Fighters destroyed six military vehicles, including tanks and armored personnel carriers, the Observatory said. Two civilians and nine rebels were also killed, it added.
Rami Abdul-Rahman, head of the Observatory, said the Syrian military was increasingly using helicopters to shell towns and villages because rebels were becoming more resourceful in targeting its tanks.
The state-run SANA news agency said an armed group attacked civilians and the military on the outskirts of Latakia, starting a firefight in which several gunmen and two soldiers were killed.
The two narratives were impossible to verify because of restrictions imposed on journalists by the Syrian government.
Information Minister Adnan Mahmoud told The Associated Press in an interview in Damascus on Tuesday that rebels have recently escalated their operations against security forces and were using new tactics. He said fighters were now receiving increasingly sophisticated weapons as well as funds from regional and Western countries that he did not identify.
Russian President Vladimir Putin arrived in Beijing to hold talks with Chinese President Hu Jintao on Syria and other issues.
Russia and China have repeatedly defied calls by the international community to confront Syria over the violence, saying they will not back steps that could lead to foreign intervention.

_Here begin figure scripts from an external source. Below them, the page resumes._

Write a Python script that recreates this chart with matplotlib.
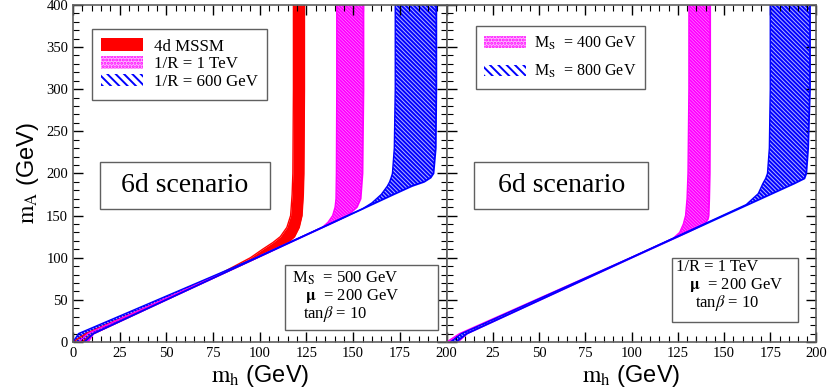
import matplotlib
matplotlib.use("Agg")
import matplotlib.pyplot as plt
from matplotlib.patches import Patch, Rectangle
from matplotlib.ticker import MultipleLocator

plt.rcParams['font.family'] = ['Liberation Serif', 'DejaVu Serif']
plt.rcParams['mathtext.fontset'] = 'stix'
plt.rcParams['hatch.linewidth'] = 1.4

# ---- data: (mA, mh lower edge, mh upper edge) ----
# left panel, 6d scenario, M_S = 500 GeV
mA_red = [0, 10, 50, 80, 100, 110, 118, 125, 136, 150, 175, 200, 300, 400]
mh_red_lo = [0, 7, 48.8, 78, 95, 101.5, 107, 111, 114.5, 116.5, 117.3, 117.7, 118, 118]
mh_red_hi = [5, 11, 49.7, 79, 98.5, 108, 115, 118.5, 121, 122.5, 123.2, 123.5, 123.8, 123.8]

mA_mag1 = [0, 10, 100, 136, 142, 150, 160, 170, 200, 300, 400]
mh_mag1_lo = [3, 8, 98, 133.5, 136.5, 139, 140.3, 140.8, 141, 141.2, 141.2]
mh_mag1_hi = [8, 11, 98.5, 133.6, 139.5, 147, 152, 154, 155, 155.5, 155.5]

mA_blu1 = [0, 10, 100, 158, 165, 175, 185, 190, 195, 200, 230, 300, 400]
mh_blu1_lo = [0, 3, 98, 155, 160, 165, 168.3, 169.5, 170.3, 171, 172, 172.5, 172.5]
mh_blu1_hi = [6, 11, 98.5, 155.1, 161.9, 171.6, 181.5, 188, 191.5, 193, 194.2, 194.5, 194.5]

# right panel, 1/R = 1 TeV
mA_mag2 = [0, 10, 100, 123, 130, 140, 146, 150, 170, 200, 300, 400]
mh_mag2_lo = [0, 7, 99.5, 122.5, 126, 128, 128.7, 129.2, 130, 130.5, 131, 131]
mh_mag2_hi = [6, 11, 100, 123, 130, 139.5, 141.3, 141.7, 142, 142.3, 142.5, 142.5]

mA_blu2 = [0, 10, 100, 163, 170, 176, 188, 194, 200, 230, 300, 400]
mh_blu2_lo = [2, 8, 99.5, 162, 165.5, 168.5, 171, 172.5, 173.5, 174.5, 175, 175]
mh_blu2_hi = [5, 11, 100, 163, 170, 176, 188, 193.5, 194.5, 195.5, 196.5, 196.5]

red_style = dict(facecolor='#ff0000', edgecolor='#ff0000', hatch=None)
mag_style = dict(facecolor='#ffc0ff', edgecolor='#ff00ff', hatch='\\\\\\\\\\\\\\\\\\\\')
blu_style = dict(facecolor='#b4b4ff', edgecolor='#0000ff', hatch='\\\\\\\\\\\\\\\\')


def band(ax, mA, lo, hi, st):
    ax.fill_betweenx(mA, lo, hi, facecolor=st['facecolor'], edgecolor=st['edgecolor'],
                     hatch=st['hatch'], linewidth=0)
    ax.plot(lo, mA, color=st['edgecolor'], lw=1.0)
    ax.plot(hi, mA, color=st['edgecolor'], lw=1.3)


fig = plt.figure(figsize=(8.34, 3.92), dpi=100)
ax1 = fig.add_axes([0.0875, 0.1276, 0.448, 0.860])
ax2 = fig.add_axes([0.5356, 0.1276, 0.4434, 0.860])

band(ax1, mA_red, mh_red_lo, mh_red_hi, red_style)
band(ax1, mA_mag1, mh_mag1_lo, mh_mag1_hi, mag_style)
band(ax1, mA_blu1, mh_blu1_lo, mh_blu1_hi, blu_style)
band(ax2, mA_mag2, mh_mag2_lo, mh_mag2_hi, mag_style)
band(ax2, mA_blu2, mh_blu2_lo, mh_blu2_hi, blu_style)

for ax in (ax1, ax2):
    ax.set_xlim(0, 200)
    ax.set_ylim(0, 400)
    ax.xaxis.set_major_locator(MultipleLocator(25))
    ax.xaxis.set_minor_locator(MultipleLocator(5))
    ax.yaxis.set_major_locator(MultipleLocator(50))
    ax.yaxis.set_minor_locator(MultipleLocator(10))
    ax.tick_params(which='both', direction='in', top=True, right=True, labelsize=10.5)
    ax.tick_params(which='major', length=7, width=1)
    ax.tick_params(which='minor', length=4, width=0.8)
    for s in ax.spines.values():
        s.set_color('#606060')
        s.set_linewidth(1.2)
    ax.set_xlabel(r'$\mathrm{m_h}$ (GeV)', fontsize=17, family=['Liberation Sans'], labelpad=2)

ax2.tick_params(labelleft=False)
ax2.set_xticks([0, 25, 50, 75, 100, 125, 150, 175, 200])
ax2.set_xticklabels(['', '25', '50', '75', '100', '125', '150', '175', '200'])
ax1.set_ylabel(r'$\mathrm{m_A}$ (GeV)', fontsize=17, family=['Liberation Sans'], labelpad=4)

# legends
h_red = Patch(facecolor='#ff0000', edgecolor='#ff0000', linewidth=0)
h_mag = Patch(facecolor='#ffb4ff', edgecolor='#ff00ff', hatch='.....', linewidth=0)
h_blu = Patch(facecolor='white', edgecolor='#0000ff', hatch='\\\\\\\\', linewidth=0)

leg1 = ax1.legend([h_red, h_mag, h_blu], ['4d MSSM', '1/R = 1 TeV', '1/R = 600 GeV'],
                  loc='upper left', bbox_to_anchor=(0.05, 0.928), fontsize=12.2,
                  fancybox=False, edgecolor='#606060', framealpha=1,
                  handlelength=2.5, handleheight=0.75, handletextpad=0.6,
                  labelspacing=0.1, borderpad=0.55, borderaxespad=0)
leg1.get_frame().set_linewidth(1.0)
leg2 = ax2.legend([h_mag, h_blu], [r'M$_{\rm S}$  = 400 GeV', r'M$_{\rm S}$  = 800 GeV'],
                  loc='upper left', bbox_to_anchor=(0.078, 0.937), fontsize=11.5,
                  fancybox=False, edgecolor='#606060', framealpha=1,
                  handlelength=2.6, handleheight=0.75, handletextpad=0.5,
                  labelspacing=0.7, borderpad=0.55, borderaxespad=0)
leg2.get_frame().set_linewidth(1.0)

# "6d scenario" boxes
for ax, x0, w in ((ax1, 0.072, 0.455), (ax2, 0.075, 0.47)):
    ax.add_patch(Rectangle((x0, 0.393), w, 0.14, transform=ax.transAxes, fill=True,
                           facecolor='white', edgecolor='#606060', lw=1.0, zorder=4))
    ax.text(x0 + w / 2, 0.463, '6d scenario', transform=ax.transAxes, fontsize=20,
            ha='center', va='center', zorder=5)

# parameter boxes
ax1.add_patch(Rectangle((0.567, 0.036), 0.41, 0.193, transform=ax1.transAxes,
                        facecolor='white', edgecolor='#606060', lw=1.0, zorder=4))
ax1.text(0.585, 0.19, r'M$_{\rm S}$  = 500 GeV', transform=ax1.transAxes, fontsize=12, va='center', zorder=5)
ax1.text(0.62, 0.137, r'$\mathbf{\mu}$  = 200 GeV', transform=ax1.transAxes, fontsize=12, va='center', zorder=5)
ax1.text(0.615, 0.083, r'tan$\beta$ = 10', transform=ax1.transAxes, fontsize=12, va='center', zorder=5)

ax2.add_patch(Rectangle((0.609, 0.059), 0.34, 0.19, transform=ax2.transAxes,
                        facecolor='white', edgecolor='#606060', lw=1.0, zorder=4))
ax2.text(0.62, 0.223, '1/R = 1 TeV', transform=ax2.transAxes, fontsize=12, va='center', zorder=5)
ax2.text(0.655, 0.17, r'$\mathbf{\mu}$  = 200 GeV', transform=ax2.transAxes, fontsize=12, va='center', zorder=5)
ax2.text(0.672, 0.115, r'tan$\beta$ = 10', transform=ax2.transAxes, fontsize=12, va='center', zorder=5)

fig.savefig('out.png', dpi=100)
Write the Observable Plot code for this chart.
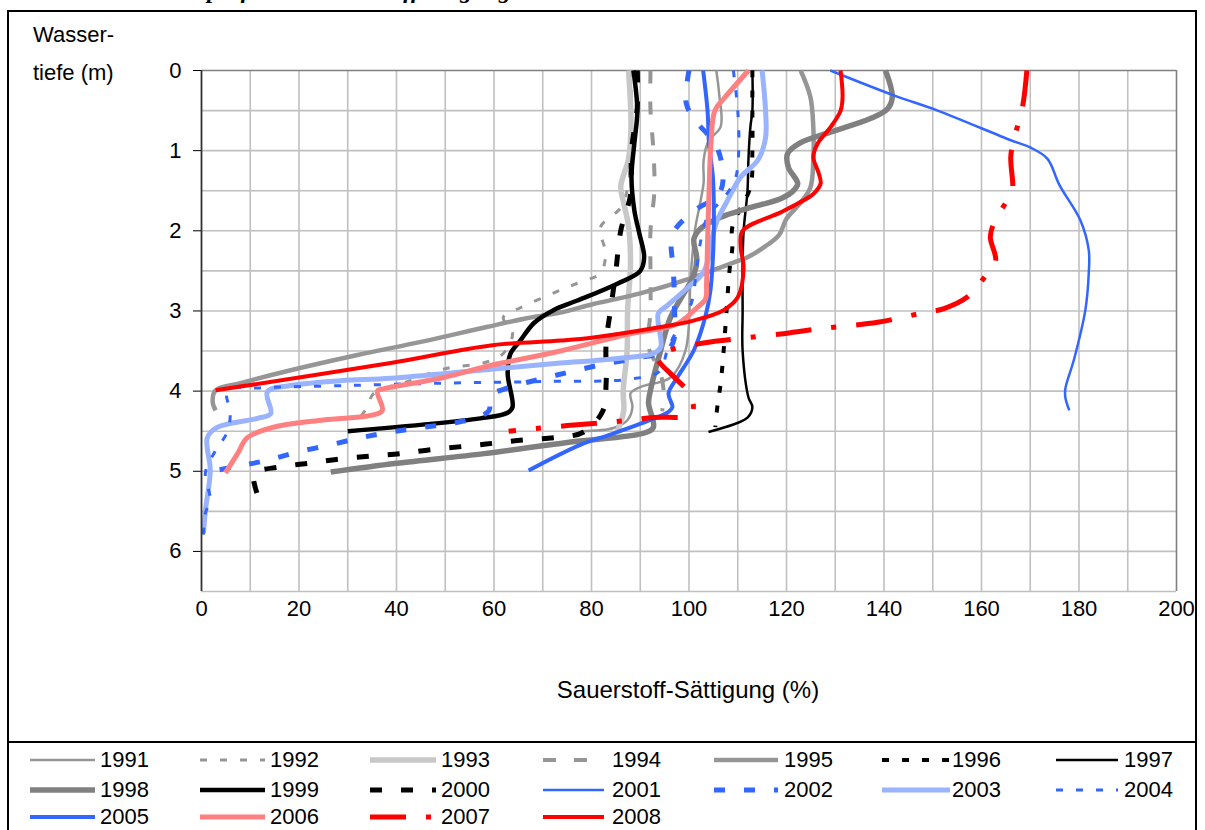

Russia has long been a close ally of Assad’s regime, while Beijing opposes setting precedents that could potentially be applied to its troubled western regions of Tibet and Xinjiang.
Chinese Foreign Ministry spokesman Liu Weimin said Beijing and Moscow oppose "regime change by force." They’ve twice blocked the U.N. from imposing sanctions on Syria.
U.S. Secretary of State Hillary Rodham Clinton, visiting the former Soviet republic of Georgia, invited China and Russia to "be part of the solution in Syria" but said that must include a political transition from the Assad regime.
The transition "has to be the main focus of our diplomacy," she said, adding that recent violence shows "peace and human dignity will not be possible in Syria without change."